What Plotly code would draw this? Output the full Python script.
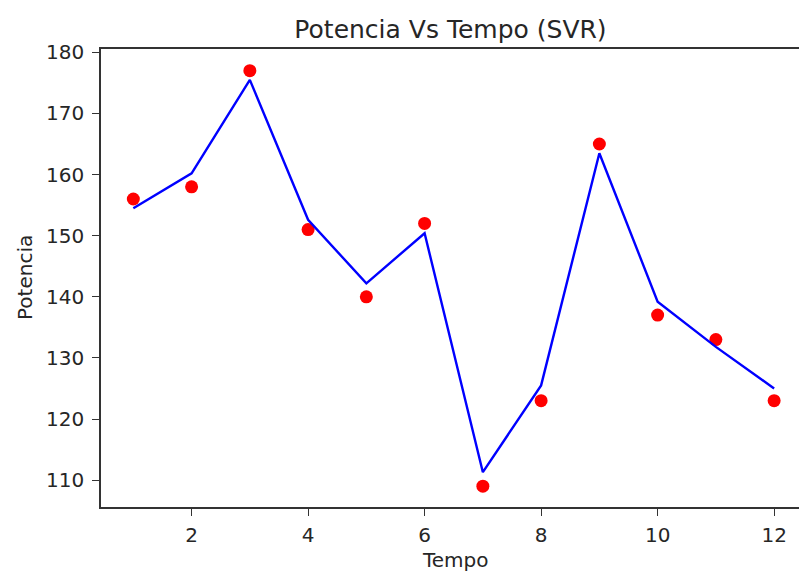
import plotly.graph_objects as go

# Observed power and SVR-predicted power per time step
tempo = [1, 2, 3, 4, 5, 6, 7, 8, 9, 10, 11, 12]
potencia_real = [156, 158, 177, 151, 140, 152, 109, 123, 165, 137, 133, 123]
potencia_svr = [154.5, 160.2, 175.5, 152.6, 142.2, 150.4, 111.3, 125.5, 163.5, 139.2, 131.8, 125.0]

x_ticks = [2, 4, 6, 8, 10, 12]
y_ticks = [110, 120, 130, 140, 150, 160, 170, 180]

FONT = "DejaVu Sans"
TXT = "#262626"

fig = go.Figure()
fig.add_trace(go.Scatter(
    x=tempo, y=potencia_real, mode="markers",
    marker=dict(color="#ff0000", size=13, line=dict(width=0)),
    showlegend=False, hoverinfo="skip",
))
fig.add_trace(go.Scatter(
    x=tempo, y=potencia_svr, mode="lines",
    line=dict(color="#0000ff", width=2.4),
    showlegend=False, hoverinfo="skip",
))

fig.update_layout(
    width=799, height=576,
    margin=dict(l=101, r=0, t=49, b=69),
    paper_bgcolor="white", plot_bgcolor="white",
    font=dict(family=FONT, size=20, color=TXT),
    xaxis=dict(
        range=[0.445, 12.427], tickvals=x_ticks, ticktext=[str(v) for v in x_ticks],
        showgrid=False, zeroline=False,
        showline=True, linecolor="#333333", linewidth=1.6, mirror=True,
        ticks="outside", ticklen=7, tickwidth=1.4, tickcolor="#333333",
        ticklabelstandoff=2,
        tickfont=dict(family=FONT, size=20, color=TXT),
    ),
    yaxis=dict(
        range=[105.6, 180.55], tickvals=y_ticks, ticktext=[str(v) for v in y_ticks],
        showgrid=False, zeroline=False,
        showline=True, linecolor="#333333", linewidth=1.6, mirror=False,
        ticks="outside", ticklen=7, tickwidth=1.4, tickcolor="#333333",
        ticklabelstandoff=4,
        tickfont=dict(family=FONT, size=20, color=TXT),
    ),
    title=dict(
        text="Potencia Vs Tempo (SVR)",
        x=450.5 / 799, xref="container", xanchor="center",
        y=1 - 29 / 576, yref="container", yanchor="middle",
        font=dict(family=FONT, size=25, color=TXT),
    ),
)

# Axis titles placed as free text
fig.add_annotation(
    text="Tempo", xref="paper", yref="paper",
    x=(455 - 101) / 698, y=-(560 - 507) / 458,
    xanchor="center", yanchor="middle", showarrow=False,
    font=dict(family=FONT, size=20, color=TXT),
)
fig.add_annotation(
    text="Potencia", xref="paper", yref="paper",
    x=-(101 - 25) / 698, y=0.5, textangle=-90,
    xanchor="center", yanchor="middle", showarrow=False,
    font=dict(family=FONT, size=20, color=TXT),
)

fig.write_html("out.html")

---

Write out again, exactly, the lines from the start of the listing up to the line containing "import plotly.graph_objects as go", with both ends and without pictures.

What Plotly code would draw this? Output the full Python script.
import plotly.graph_objects as go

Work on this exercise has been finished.